Problem to work on:
Copy down all of the data underneath, exactly as shown.

---- Source material

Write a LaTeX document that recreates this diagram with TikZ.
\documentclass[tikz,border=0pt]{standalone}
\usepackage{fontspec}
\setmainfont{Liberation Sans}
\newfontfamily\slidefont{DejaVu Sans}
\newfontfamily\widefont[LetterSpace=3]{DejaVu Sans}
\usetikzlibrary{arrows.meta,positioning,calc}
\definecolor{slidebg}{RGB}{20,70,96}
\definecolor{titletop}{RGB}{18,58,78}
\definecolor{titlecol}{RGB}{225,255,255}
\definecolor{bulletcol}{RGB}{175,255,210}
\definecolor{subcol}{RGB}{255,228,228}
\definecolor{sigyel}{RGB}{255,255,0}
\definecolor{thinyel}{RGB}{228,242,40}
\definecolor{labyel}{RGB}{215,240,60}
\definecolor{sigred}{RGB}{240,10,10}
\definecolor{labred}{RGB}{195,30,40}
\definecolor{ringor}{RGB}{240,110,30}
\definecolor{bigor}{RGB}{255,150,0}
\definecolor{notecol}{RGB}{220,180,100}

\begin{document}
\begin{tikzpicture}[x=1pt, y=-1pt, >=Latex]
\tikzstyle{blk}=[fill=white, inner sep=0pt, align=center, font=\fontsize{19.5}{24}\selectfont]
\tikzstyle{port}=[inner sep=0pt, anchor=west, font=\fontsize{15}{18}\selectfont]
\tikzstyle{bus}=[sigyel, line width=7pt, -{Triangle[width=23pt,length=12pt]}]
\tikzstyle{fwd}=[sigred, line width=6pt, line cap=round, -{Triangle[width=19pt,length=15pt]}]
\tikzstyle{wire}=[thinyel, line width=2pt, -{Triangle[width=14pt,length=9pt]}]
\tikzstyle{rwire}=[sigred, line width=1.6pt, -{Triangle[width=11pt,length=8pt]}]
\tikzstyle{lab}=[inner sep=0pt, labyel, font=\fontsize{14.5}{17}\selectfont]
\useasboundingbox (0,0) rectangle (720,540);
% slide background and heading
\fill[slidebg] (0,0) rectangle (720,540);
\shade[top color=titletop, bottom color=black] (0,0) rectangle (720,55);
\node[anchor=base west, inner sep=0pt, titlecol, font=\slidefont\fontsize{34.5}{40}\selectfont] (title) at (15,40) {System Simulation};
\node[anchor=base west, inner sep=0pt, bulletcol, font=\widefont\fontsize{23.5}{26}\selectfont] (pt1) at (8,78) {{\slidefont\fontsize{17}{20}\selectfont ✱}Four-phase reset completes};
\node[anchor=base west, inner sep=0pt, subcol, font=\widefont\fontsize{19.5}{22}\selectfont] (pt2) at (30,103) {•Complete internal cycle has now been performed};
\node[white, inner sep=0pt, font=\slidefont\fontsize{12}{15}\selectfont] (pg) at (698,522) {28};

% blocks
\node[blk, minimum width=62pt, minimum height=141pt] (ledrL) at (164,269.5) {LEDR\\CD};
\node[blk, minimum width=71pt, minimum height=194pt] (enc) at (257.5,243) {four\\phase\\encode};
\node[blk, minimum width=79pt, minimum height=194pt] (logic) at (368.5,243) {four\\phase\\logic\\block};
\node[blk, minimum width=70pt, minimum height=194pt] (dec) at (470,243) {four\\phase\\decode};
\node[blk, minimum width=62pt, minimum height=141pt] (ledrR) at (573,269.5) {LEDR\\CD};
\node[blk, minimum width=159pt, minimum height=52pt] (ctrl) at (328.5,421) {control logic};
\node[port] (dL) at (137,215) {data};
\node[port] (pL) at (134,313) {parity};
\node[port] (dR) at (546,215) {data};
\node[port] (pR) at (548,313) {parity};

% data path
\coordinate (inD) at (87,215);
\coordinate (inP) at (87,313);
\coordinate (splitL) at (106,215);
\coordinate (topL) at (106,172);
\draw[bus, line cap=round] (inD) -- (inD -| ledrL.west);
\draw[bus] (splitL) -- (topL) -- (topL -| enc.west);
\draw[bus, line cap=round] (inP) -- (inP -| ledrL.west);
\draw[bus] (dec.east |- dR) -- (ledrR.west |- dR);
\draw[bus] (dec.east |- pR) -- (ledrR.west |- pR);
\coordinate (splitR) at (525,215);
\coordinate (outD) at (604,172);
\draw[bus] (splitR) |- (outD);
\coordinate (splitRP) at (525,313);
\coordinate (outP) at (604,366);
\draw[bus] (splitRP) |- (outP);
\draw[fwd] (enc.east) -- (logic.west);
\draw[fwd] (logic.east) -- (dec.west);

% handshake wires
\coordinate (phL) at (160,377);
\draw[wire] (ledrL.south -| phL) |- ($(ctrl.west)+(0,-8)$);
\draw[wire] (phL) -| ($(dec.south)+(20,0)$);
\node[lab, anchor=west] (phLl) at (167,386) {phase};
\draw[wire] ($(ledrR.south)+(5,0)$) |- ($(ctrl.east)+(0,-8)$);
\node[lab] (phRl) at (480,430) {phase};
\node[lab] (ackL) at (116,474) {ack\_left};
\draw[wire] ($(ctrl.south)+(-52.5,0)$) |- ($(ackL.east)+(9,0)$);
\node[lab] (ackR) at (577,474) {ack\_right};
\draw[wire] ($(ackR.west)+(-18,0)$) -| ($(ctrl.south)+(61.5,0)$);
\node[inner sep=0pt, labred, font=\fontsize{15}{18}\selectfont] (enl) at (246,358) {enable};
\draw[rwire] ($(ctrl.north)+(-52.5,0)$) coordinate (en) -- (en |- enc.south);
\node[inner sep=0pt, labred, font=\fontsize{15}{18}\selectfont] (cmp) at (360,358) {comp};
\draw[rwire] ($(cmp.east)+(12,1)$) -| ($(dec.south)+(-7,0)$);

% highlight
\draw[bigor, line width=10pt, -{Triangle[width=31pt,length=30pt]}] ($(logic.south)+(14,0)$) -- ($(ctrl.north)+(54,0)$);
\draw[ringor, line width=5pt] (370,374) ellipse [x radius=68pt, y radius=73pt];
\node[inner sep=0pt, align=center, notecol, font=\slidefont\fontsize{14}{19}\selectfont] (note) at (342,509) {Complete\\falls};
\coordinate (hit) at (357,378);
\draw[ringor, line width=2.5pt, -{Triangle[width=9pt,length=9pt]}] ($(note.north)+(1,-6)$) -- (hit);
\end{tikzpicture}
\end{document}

--------

Correct response:
Write a LaTeX document that recreates this diagram with TikZ.
\documentclass[tikz,border=0pt]{standalone}
\usepackage{fontspec}
\setmainfont{Liberation Sans}
\newfontfamily\slidefont{DejaVu Sans}
\newfontfamily\widefont[LetterSpace=3]{DejaVu Sans}
\usetikzlibrary{arrows.meta,positioning,calc}
\definecolor{slidebg}{RGB}{20,70,96}
\definecolor{titletop}{RGB}{18,58,78}
\definecolor{titlecol}{RGB}{225,255,255}
\definecolor{bulletcol}{RGB}{175,255,210}
\definecolor{subcol}{RGB}{255,228,228}
\definecolor{sigyel}{RGB}{255,255,0}
\definecolor{thinyel}{RGB}{228,242,40}
\definecolor{labyel}{RGB}{215,240,60}
\definecolor{sigred}{RGB}{240,10,10}
\definecolor{labred}{RGB}{195,30,40}
\definecolor{ringor}{RGB}{240,110,30}
\definecolor{bigor}{RGB}{255,150,0}
\definecolor{notecol}{RGB}{220,180,100}

\begin{document}
\begin{tikzpicture}[x=1pt, y=-1pt, >=Latex]
\tikzstyle{blk}=[fill=white, inner sep=0pt, align=center, font=\fontsize{19.5}{24}\selectfont]
\tikzstyle{port}=[inner sep=0pt, anchor=west, font=\fontsize{15}{18}\selectfont]
\tikzstyle{bus}=[sigyel, line width=7pt, -{Triangle[width=23pt,length=12pt]}]
\tikzstyle{fwd}=[sigred, line width=6pt, line cap=round, -{Triangle[width=19pt,length=15pt]}]
\tikzstyle{wire}=[thinyel, line width=2pt, -{Triangle[width=14pt,length=9pt]}]
\tikzstyle{rwire}=[sigred, line width=1.6pt, -{Triangle[width=11pt,length=8pt]}]
\tikzstyle{lab}=[inner sep=0pt, labyel, font=\fontsize{14.5}{17}\selectfont]
\useasboundingbox (0,0) rectangle (720,540);
% slide background and heading
\fill[slidebg] (0,0) rectangle (720,540);
\shade[top color=titletop, bottom color=black] (0,0) rectangle (720,55);
\node[anchor=base west, inner sep=0pt, titlecol, font=\slidefont\fontsize{34.5}{40}\selectfont] (title) at (15,40) {System Simulation};
\node[anchor=base west, inner sep=0pt, bulletcol, font=\widefont\fontsize{23.5}{26}\selectfont] (pt1) at (8,78) {{\slidefont\fontsize{17}{20}\selectfont ✱}Four-phase reset completes};
\node[anchor=base west, inner sep=0pt, subcol, font=\widefont\fontsize{19.5}{22}\selectfont] (pt2) at (30,103) {•Complete internal cycle has now been performed};
\node[white, inner sep=0pt, font=\slidefont\fontsize{12}{15}\selectfont] (pg) at (698,522) {28};

% blocks
\node[blk, minimum width=62pt, minimum height=141pt] (ledrL) at (164,269.5) {LEDR\\CD};
\node[blk, minimum width=71pt, minimum height=194pt] (enc) at (257.5,243) {four\\phase\\encode};
\node[blk, minimum width=79pt, minimum height=194pt] (logic) at (368.5,243) {four\\phase\\logic\\block};
\node[blk, minimum width=70pt, minimum height=194pt] (dec) at (470,243) {four\\phase\\decode};
\node[blk, minimum width=62pt, minimum height=141pt] (ledrR) at (573,269.5) {LEDR\\CD};
\node[blk, minimum width=159pt, minimum height=52pt] (ctrl) at (328.5,421) {control logic};
\node[port] (dL) at (137,215) {data};
\node[port] (pL) at (134,313) {parity};
\node[port] (dR) at (546,215) {data};
\node[port] (pR) at (548,313) {parity};

% data path
\coordinate (inD) at (87,215);
\coordinate (inP) at (87,313);
\coordinate (splitL) at (106,215);
\coordinate (topL) at (106,172);
\draw[bus, line cap=round] (inD) -- (inD -| ledrL.west);
\draw[bus] (splitL) -- (topL) -- (topL -| enc.west);
\draw[bus, line cap=round] (inP) -- (inP -| ledrL.west);
\draw[bus] (dec.east |- dR) -- (ledrR.west |- dR);
\draw[bus] (dec.east |- pR) -- (ledrR.west |- pR);
\coordinate (splitR) at (525,215);
\coordinate (outD) at (604,172);
\draw[bus] (splitR) |- (outD);
\coordinate (splitRP) at (525,313);
\coordinate (outP) at (604,366);
\draw[bus] (splitRP) |- (outP);
\draw[fwd] (enc.east) -- (logic.west);
\draw[fwd] (logic.east) -- (dec.west);

% handshake wires
\coordinate (phL) at (160,377);
\draw[wire] (ledrL.south -| phL) |- ($(ctrl.west)+(0,-8)$);
\draw[wire] (phL) -| ($(dec.south)+(20,0)$);
\node[lab, anchor=west] (phLl) at (167,386) {phase};
\draw[wire] ($(ledrR.south)+(5,0)$) |- ($(ctrl.east)+(0,-8)$);
\node[lab] (phRl) at (480,430) {phase};
\node[lab] (ackL) at (116,474) {ack\_left};
\draw[wire] ($(ctrl.south)+(-52.5,0)$) |- ($(ackL.east)+(9,0)$);
\node[lab] (ackR) at (577,474) {ack\_right};
\draw[wire] ($(ackR.west)+(-18,0)$) -| ($(ctrl.south)+(61.5,0)$);
\node[inner sep=0pt, labred, font=\fontsize{15}{18}\selectfont] (enl) at (246,358) {enable};
\draw[rwire] ($(ctrl.north)+(-52.5,0)$) coordinate (en) -- (en |- enc.south);
\node[inner sep=0pt, labred, font=\fontsize{15}{18}\selectfont] (cmp) at (360,358) {comp};
\draw[rwire] ($(cmp.east)+(12,1)$) -| ($(dec.south)+(-7,0)$);

% highlight
\draw[bigor, line width=10pt, -{Triangle[width=31pt,length=30pt]}] ($(logic.south)+(14,0)$) -- ($(ctrl.north)+(54,0)$);
\draw[ringor, line width=5pt] (370,374) ellipse [x radius=68pt, y radius=73pt];
\node[inner sep=0pt, align=center, notecol, font=\slidefont\fontsize{14}{19}\selectfont] (note) at (342,509) {Complete\\falls};
\coordinate (hit) at (357,378);
\draw[ringor, line width=2.5pt, -{Triangle[width=9pt,length=9pt]}] ($(note.north)+(1,-6)$) -- (hit);
\end{tikzpicture}
\end{document}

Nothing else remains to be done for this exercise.